Retype only the lines from the one containing "Emit a LaTeX" through the one containing "minimum width=239pt, minimum", both included, word for word. Pictures stay out of the copy.

※ ※ ※

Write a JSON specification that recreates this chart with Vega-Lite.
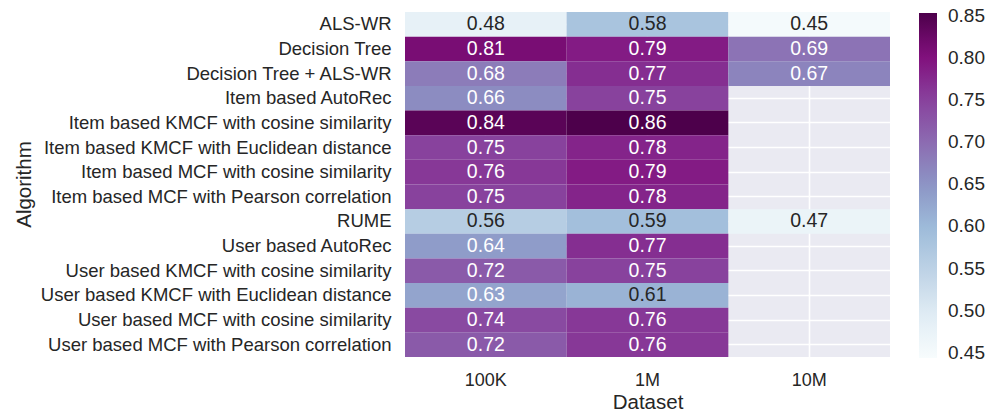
{
  "$schema": "https://vega.github.io/schema/vega-lite/v6.json",
  "width": 485,
  "height": 345,
  "autosize": {"type": "none"},
  "padding": {"left": 405, "top": 12, "right": 101, "bottom": 56},
  "background": "white",
  "config": {
    "font": "Liberation Sans",
    "view": {"fill": "#eaeaf2", "stroke": null},
    "axis": {"zindex": 0, "domain": false, "ticks": false, "tickSize": 0, "grid": true, "gridColor": "white", "gridWidth": 1.6, "bandPosition": 0.5, "labelColor": "#262626", "titleColor": "#262626", "labelFont": "Liberation Sans", "titleFont": "Liberation Sans", "titleFontWeight": "normal"}
  },
  "data": {"values": [
    {"Algorithm": "ALS-WR", "Dataset": "100K", "value": 0.48},
    {"Algorithm": "ALS-WR", "Dataset": "1M", "value": 0.58},
    {"Algorithm": "ALS-WR", "Dataset": "10M", "value": 0.45},
    {"Algorithm": "Decision Tree", "Dataset": "100K", "value": 0.81},
    {"Algorithm": "Decision Tree", "Dataset": "1M", "value": 0.79},
    {"Algorithm": "Decision Tree", "Dataset": "10M", "value": 0.69},
    {"Algorithm": "Decision Tree + ALS-WR", "Dataset": "100K", "value": 0.68},
    {"Algorithm": "Decision Tree + ALS-WR", "Dataset": "1M", "value": 0.77},
    {"Algorithm": "Decision Tree + ALS-WR", "Dataset": "10M", "value": 0.67},
    {"Algorithm": "Item based AutoRec", "Dataset": "100K", "value": 0.66},
    {"Algorithm": "Item based AutoRec", "Dataset": "1M", "value": 0.75},
    {"Algorithm": "Item based KMCF with cosine similarity", "Dataset": "100K", "value": 0.84},
    {"Algorithm": "Item based KMCF with cosine similarity", "Dataset": "1M", "value": 0.86},
    {"Algorithm": "Item based KMCF with Euclidean distance", "Dataset": "100K", "value": 0.75},
    {"Algorithm": "Item based KMCF with Euclidean distance", "Dataset": "1M", "value": 0.78},
    {"Algorithm": "Item based MCF with cosine similarity", "Dataset": "100K", "value": 0.76},
    {"Algorithm": "Item based MCF with cosine similarity", "Dataset": "1M", "value": 0.79},
    {"Algorithm": "Item based MCF with Pearson correlation", "Dataset": "100K", "value": 0.75},
    {"Algorithm": "Item based MCF with Pearson correlation", "Dataset": "1M", "value": 0.78},
    {"Algorithm": "RUME", "Dataset": "100K", "value": 0.56},
    {"Algorithm": "RUME", "Dataset": "1M", "value": 0.59},
    {"Algorithm": "RUME", "Dataset": "10M", "value": 0.47},
    {"Algorithm": "User based AutoRec", "Dataset": "100K", "value": 0.64},
    {"Algorithm": "User based AutoRec", "Dataset": "1M", "value": 0.77},
    {"Algorithm": "User based KMCF with cosine similarity", "Dataset": "100K", "value": 0.72},
    {"Algorithm": "User based KMCF with cosine similarity", "Dataset": "1M", "value": 0.75},
    {"Algorithm": "User based KMCF with Euclidean distance", "Dataset": "100K", "value": 0.63},
    {"Algorithm": "User based KMCF with Euclidean distance", "Dataset": "1M", "value": 0.61},
    {"Algorithm": "User based MCF with cosine similarity", "Dataset": "100K", "value": 0.74},
    {"Algorithm": "User based MCF with cosine similarity", "Dataset": "1M", "value": 0.76},
    {"Algorithm": "User based MCF with Pearson correlation", "Dataset": "100K", "value": 0.72},
    {"Algorithm": "User based MCF with Pearson correlation", "Dataset": "1M", "value": 0.76}
  ]},
  "encoding": {
    "x": {"field": "Dataset", "type": "nominal", "sort": ["100K", "1M", "10M"],
          "scale": {"domain": ["100K", "1M", "10M"], "paddingInner": 0, "paddingOuter": 0},
          "axis": {"labelAngle": 0, "labelFontSize": 18, "labelPadding": 14, "titleFontSize": 20.5, "titlePadding": 3}},
    "y": {"field": "Algorithm", "type": "nominal",
          "scale": {"domain": ["ALS-WR", "Decision Tree", "Decision Tree + ALS-WR", "Item based AutoRec", "Item based KMCF with cosine similarity", "Item based KMCF with Euclidean distance", "Item based MCF with cosine similarity", "Item based MCF with Pearson correlation", "RUME", "User based AutoRec", "User based KMCF with cosine similarity", "User based KMCF with Euclidean distance", "User based MCF with cosine similarity", "User based MCF with Pearson correlation"], "paddingInner": 0, "paddingOuter": 0},
          "axis": {"labelFontSize": 18.5, "labelPadding": 14, "labelLimit": 500, "titleFontSize": 20.5, "titleX": -381, "titleY": 172, "titleAngle": -90, "titleAlign": "center", "titleBaseline": "middle"}}
  },
  "layer": [
    {
      "mark": {"type": "rect"},
      "encoding": {
        "color": {"field": "value", "type": "quantitative",
                  "scale": {"type": "linear", "domain": [0.444, 0.495125, 0.54625, 0.597375, 0.6485, 0.699625, 0.75075, 0.801875, 0.853],
                            "range": ["#f7fcfd", "#e0ecf4", "#bfd3e6", "#9ebcda", "#8c96c6", "#8c6bb1", "#88419d", "#810f7c", "#4d004b"],
                            "interpolate": "rgb", "clamp": true},
                  "legend": {"title": null, "orient": "none", "legendX": 514, "legendY": 1, "padding": 0,
                             "gradientLength": 345, "gradientThickness": 18, "gradientStrokeWidth": 0,
                             "values": [0.45, 0.5, 0.55, 0.6, 0.65, 0.7, 0.75, 0.8, 0.85],
                             "format": ".2f", "labelFontSize": 19, "labelColor": "#262626", "labelOffset": 11, "labelOverlap": false}}
      }
    },
    {
      "mark": {"type": "text", "fontSize": 19.5, "align": "center", "baseline": "middle"},
      "encoding": {
        "text": {"field": "value", "type": "quantitative", "format": ".2f"},
        "color": {"condition": {"test": "datum.value > 0.62", "value": "white"}, "value": "#262626"}
      }
    }
  ]
}
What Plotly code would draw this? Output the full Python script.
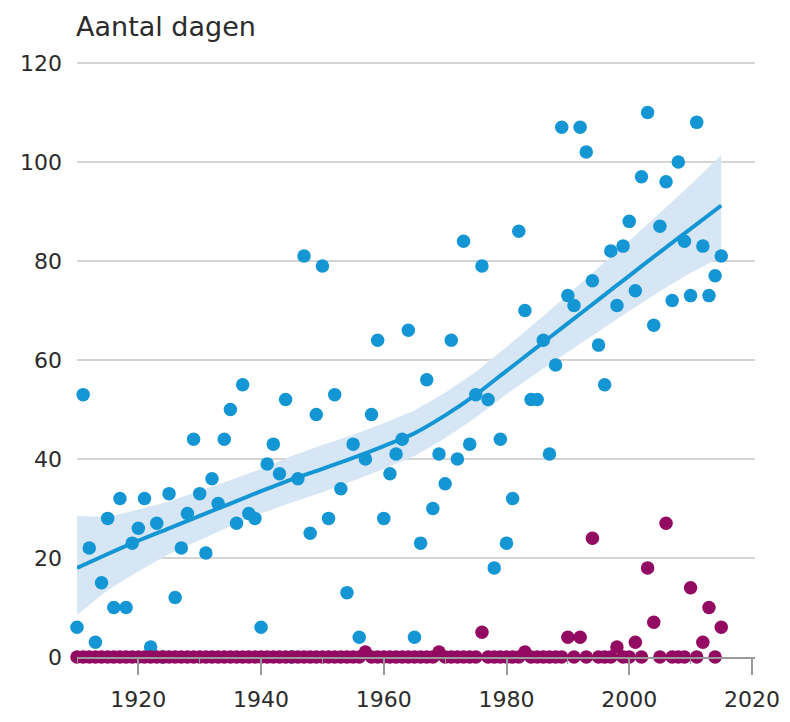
import plotly.graph_objects as go

# ---------------- data ----------------
years = list(range(1910, 2016))

blue_values = [
    6, 53, 22, 3, 15, 28, 10, 32, 10, 23,        # 1910-1919
    26, 32, 2, 27, 0, 33, 12, 22, 29, 44,        # 1920-1929
    33, 21, 36, 31, 44, 50, 27, 55, 29, 28,      # 1930-1939
    6, 39, 43, 37, 52, 0, 36, 81, 25, 49,        # 1940-1949
    79, 28, 53, 34, 13, 43, 4, 40, 49, 64,       # 1950-1959
    28, 37, 41, 44, 66, 4, 23, 56, 30, 41,       # 1960-1969
    35, 64, 40, 84, 43, 53, 79, 52, 18, 44,      # 1970-1979
    23, 32, 86, 70, 52, 52, 64, 41, 59, 107,     # 1980-1989
    73, 71, 107, 102, 76, 63, 55, 82, 71, 83,    # 1990-1999
    88, 74, 97, 110, 67, 87, 96, 72, 100, 84,    # 2000-2009
    73, 108, 83, 73, 77, 81,                     # 2010-2015
]

magenta_values = [
    0, 0, 0, 0, 0, 0, 0, 0, 0, 0,                # 1910-1919
    0, 0, 0, 0, 0, 0, 0, 0, 0, 0,                # 1920-1929
    0, 0, 0, 0, 0, 0, 0, 0, 0, 0,                # 1930-1939
    0, 0, 0, 0, 0, 0, 0, 0, 0, 0,                # 1940-1949
    0, 0, 0, 0, 0, 0, 0, 1, 0, 0,                # 1950-1959
    0, 0, 0, 0, 0, 0, 0, 0, 0, 1,                # 1960-1969
    0, 0, 0, 0, 0, 0, 5, 0, 0, 0,                # 1970-1979
    0, 0, 0, 1, 0, 0, 0, 0, 0, 0,                # 1980-1989
    4, 0, 4, 0, 24, 0, 0, 0, 2, 0,               # 1990-1999
    0, 3, 0, 18, 7, 0, 27, 0, 0, 0,              # 2000-2009
    14, 0, 3, 10, 0, 6,                          # 2010-2015
]

trend_years = [1910, 1915, 1920, 1925, 1930, 1935, 1940, 1945, 1950, 1955, 1960,
               1965, 1970, 1975, 1980, 1985, 1990, 1995, 2000, 2005, 2010, 2015]
trend_values = [18, 20.8, 23.5, 26, 28.5, 31, 33.5, 35.9, 38, 40.2, 42.6,
                45.2, 48.8, 53, 57.8, 62.6, 67.4, 72.2, 77, 81.8, 86.5, 91.2]
trend_lower = [8.5, 13.5, 17.3, 20.8, 23.6, 26.4, 29, 31.2, 33.3, 35.6, 38,
               40.6, 44.2, 48.4, 53.1, 57.4, 61.6, 65.8, 69.9, 73.9, 77.6, 80.8]
trend_upper = [28.5, 28.3, 29.8, 31.4, 33.6, 35.7, 38, 40.6, 42.8, 44.9, 47.2,
               49.8, 53.4, 57.6, 62.6, 67.8, 73.2, 78.6, 84.1, 89.7, 95.4, 101.4]

x_ticks = [1920, 1940, 1960, 1980, 2000, 2020]
y_ticks = [0, 20, 40, 60, 80, 100, 120]
y_title = "Aantal dagen"

# ---------------- styles ----------------
BLUE = "#1596d4"
MAGENTA = "#930a62"
BAND = "#d6e6f4"
GRID = "#d4d4d4"
AXIS = "#9a9a9a"
TEXT = "#2b2b2b"
FONT = "DejaVu Sans"

fig = go.Figure()

# confidence band
fig.add_trace(go.Scatter(
    x=trend_years + trend_years[::-1],
    y=trend_upper + trend_lower[::-1],
    fill="toself", fillcolor=BAND, line=dict(width=0),
    mode="lines", hoverinfo="skip", showlegend=False,
))

# blue dots
fig.add_trace(go.Scatter(
    x=years, y=blue_values, mode="markers",
    marker=dict(color=BLUE, size=13.5, line=dict(width=0)),
    cliponaxis=False, showlegend=False,
))

# trend line
fig.add_trace(go.Scatter(
    x=trend_years, y=trend_values, mode="lines",
    line=dict(color=BLUE, width=4, shape="spline", smoothing=0.8),
    showlegend=False,
))

# magenta dots
fig.add_trace(go.Scatter(
    x=years, y=magenta_values, mode="markers",
    marker=dict(color=MAGENTA, size=13.5, line=dict(width=0)),
    cliponaxis=False, showlegend=False,
))

fig.update_layout(
    width=790, height=722,
    margin=dict(l=67, r=43, t=50, b=73),
    paper_bgcolor="white", plot_bgcolor="white",
    font=dict(family=FONT, color=TEXT, size=22),
    showlegend=False,
    annotations=[dict(
        text=y_title, xref="paper", yref="paper", x=0.0, y=1.0,
        xanchor="left", yanchor="bottom", yshift=14, xshift=-3,
        showarrow=False,
        font=dict(family=FONT, size=27, color=TEXT),
    )],
)

fig.update_xaxes(
    range=[1910, 2020.5],
    tickvals=x_ticks, ticktext=[str(t) for t in x_ticks],
    showgrid=False, zeroline=False,
    showline=True, linecolor=AXIS, linewidth=1.5,
    ticks="outside", ticklen=16, tickwidth=1.5, tickcolor=AXIS,
    minor=dict(dtick=10, tick0=1910, ticks="outside", ticklen=5,
               tickwidth=1, tickcolor=AXIS),
    tickfont=dict(size=22, color=TEXT, family=FONT),
    ticklabelstandoff=6,
    fixedrange=True,
)

fig.update_yaxes(
    range=[0, 121],
    tickvals=y_ticks, ticktext=[str(t) for t in y_ticks],
    showgrid=True, gridcolor=GRID, gridwidth=1.5,
    zeroline=False, showline=False, ticks="",
    tickfont=dict(size=22, color=TEXT, family=FONT),
    ticklabelstandoff=14,
    fixedrange=True,
)

fig.write_html("out.html")
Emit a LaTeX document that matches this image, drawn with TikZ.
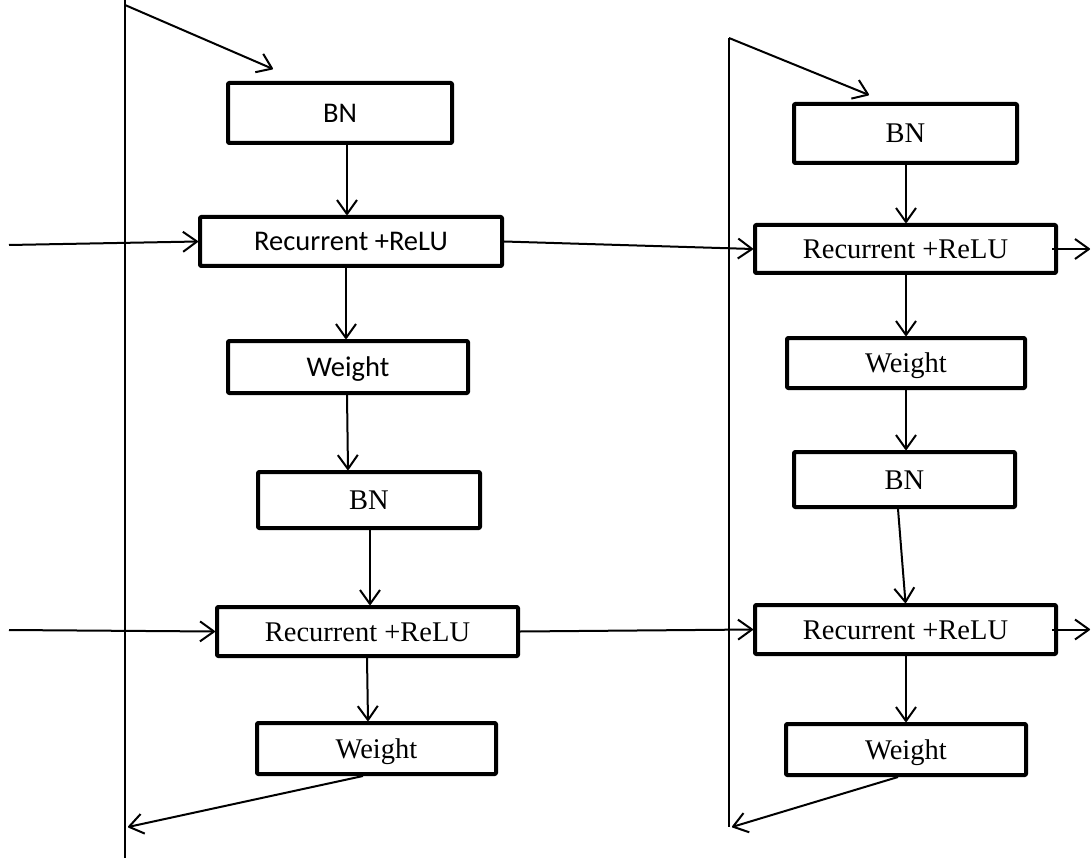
\documentclass[tikz,border=0pt]{standalone}
\usepackage{fontspec}
\setmainfont{Liberation Serif}
\newfontfamily\calfont{Carlito}
\usetikzlibrary{arrows.meta,calc}

\begin{document}
\begin{tikzpicture}[x=1pt,y=-1pt,
  box/.style={draw, line width=4pt, rounded corners=1pt, line join=round,
    inner sep=0pt, anchor=center, text height=19pt, text depth=0pt,
    font=\fontsize{28.5pt}{34pt}\selectfont},
  sansbox/.style={box, font=\fontsize{28.5pt}{34pt}\selectfont\calfont},
  link/.style={line width=2pt, line join=round,
    -{Straight Barb[length=14pt,width=20pt,line join=round]}},
  rail/.style={line width=2pt},
]
\useasboundingbox (0,0) rectangle (1091,858);

% left column
\node[sansbox, minimum width=224pt, minimum height=60pt] (L1) at (340,113) {BN};
\node[sansbox, minimum width=302pt, minimum height=49pt] (L2) at (351,241.5) {Recurrent +ReLU};
\node[sansbox, minimum width=240pt, minimum height=52pt] (L3) at (348,367) {Weight};
\node[box, minimum width=222pt, minimum height=56pt] (L4) at (369,500) {BN};
\node[box, minimum width=301pt, minimum height=49pt] (L5) at (367.5,631.5) {Recurrent +ReLU};
\node[box, minimum width=239pt, minimum height=51pt] (L6) at (376.5,748.5) {Weight};

% right column
\node[box, minimum width=223pt, minimum height=59pt] (R1) at (905.5,133.5) {BN};
\node[box, minimum width=301pt, minimum height=48pt] (R2) at (905.5,249) {Recurrent +ReLU};
\node[box, minimum width=238pt, minimum height=50pt] (R3) at (906,363) {Weight};
\node[box, minimum width=221pt, minimum height=55pt] (R4) at (904.5,479.5) {BN};
\node[box, minimum width=301pt, minimum height=49pt] (R5) at (905.5,629.5) {Recurrent +ReLU};
\node[box, minimum width=240pt, minimum height=51pt] (R6) at (906,749.5) {Weight};

% rails and free ends
\coordinate (lrailtop) at (125,0);
\coordinate (lrailbot) at (125,858);
\coordinate (lloop) at (125,5);
\coordinate (lback) at (128,827);
\coordinate (in1) at (9,245);
\coordinate (in2) at (9,630);
\coordinate (rrailtop) at (729,38);
\coordinate (rrailbot) at (729,827);
\coordinate (rback) at (732,827);
\coordinate (out1) at (1090,249);
\coordinate (out2) at (1090,629.5);

\draw[rail] (lrailtop) -- (lrailbot);
\draw[rail, line width=1.5pt] (rrailtop) -- (rrailbot);

% left column connectors
\draw[link] (lloop) -- ($(L1.north west)+(47,-12)$);
\draw[link] ($(L1.south)+(7,0)$) -- ($(L2.north)+(-4,0)$);
\draw[link] (in1) -- (L2.west);
\draw[link] (L2.east) -- (R2.west);
\draw[link] ($(L2.south)+(-5,0)$) -- ($(L3.north)+(-2,0)$);
\draw[link] ($(L3.south)+(-1,0)$) -- ($(L4.north)+(-21,0)$);
\draw[link] ($(L4.south)+(1,0)$) -- ($(L5.north)+(2.5,0)$);
\draw[link] (in2) -- (L5.west);
\draw[link] (L5.east) -- (R5.west);
\draw[link] ($(L5.south)+(-0.5,0)$) -- ($(L6.north)+(-8.5,0)$);
\draw[link] ($(L6.south)+(-13.5,0)$) -- (lback);

% right column connectors
\draw[link] (rrailtop) -- ($(R1.north west)+(77,-7)$);
\draw[link] ($(R1.south)+(0.5,0)$) -- ($(R2.north)+(0.5,0)$);
\draw[link] ($(R2.east)+(-6,0)$) -- (out1);
\draw[link] ($(R2.south)+(0.5,0)$) -- (R3.north);
\draw[link] (R3.south) -- ($(R4.north)+(1.5,0)$);
\draw[link] ($(R4.south)+(-6.5,0)$) -- (R5.north);
\draw[link] ($(R5.east)+(-6,0)$) -- (out2);
\draw[link] ($(R5.south)+(0.5,0)$) -- (R6.north);
\draw[link] ($(R6.south)+(-8,0)$) -- (rback);
\end{tikzpicture}
\end{document}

※ ※ ※

> [SOLUTION TO THE PROBLEM]:
Emit a LaTeX document that matches this image, drawn with TikZ.
\documentclass[tikz,border=0pt]{standalone}
\usepackage{fontspec}
\setmainfont{Liberation Serif}
\newfontfamily\calfont{Carlito}
\usetikzlibrary{arrows.meta,calc}

\begin{document}
\begin{tikzpicture}[x=1pt,y=-1pt,
  box/.style={draw, line width=4pt, rounded corners=1pt, line join=round,
    inner sep=0pt, anchor=center, text height=19pt, text depth=0pt,
    font=\fontsize{28.5pt}{34pt}\selectfont},
  sansbox/.style={box, font=\fontsize{28.5pt}{34pt}\selectfont\calfont},
  link/.style={line width=2pt, line join=round,
    -{Straight Barb[length=14pt,width=20pt,line join=round]}},
  rail/.style={line width=2pt},
]
\useasboundingbox (0,0) rectangle (1091,858);

% left column
\node[sansbox, minimum width=224pt, minimum height=60pt] (L1) at (340,113) {BN};
\node[sansbox, minimum width=302pt, minimum height=49pt] (L2) at (351,241.5) {Recurrent +ReLU};
\node[sansbox, minimum width=240pt, minimum height=52pt] (L3) at (348,367) {Weight};
\node[box, minimum width=222pt, minimum height=56pt] (L4) at (369,500) {BN};
\node[box, minimum width=301pt, minimum height=49pt] (L5) at (367.5,631.5) {Recurrent +ReLU};
\node[box, minimum width=239pt, minimum height=51pt] (L6) at (376.5,748.5) {Weight};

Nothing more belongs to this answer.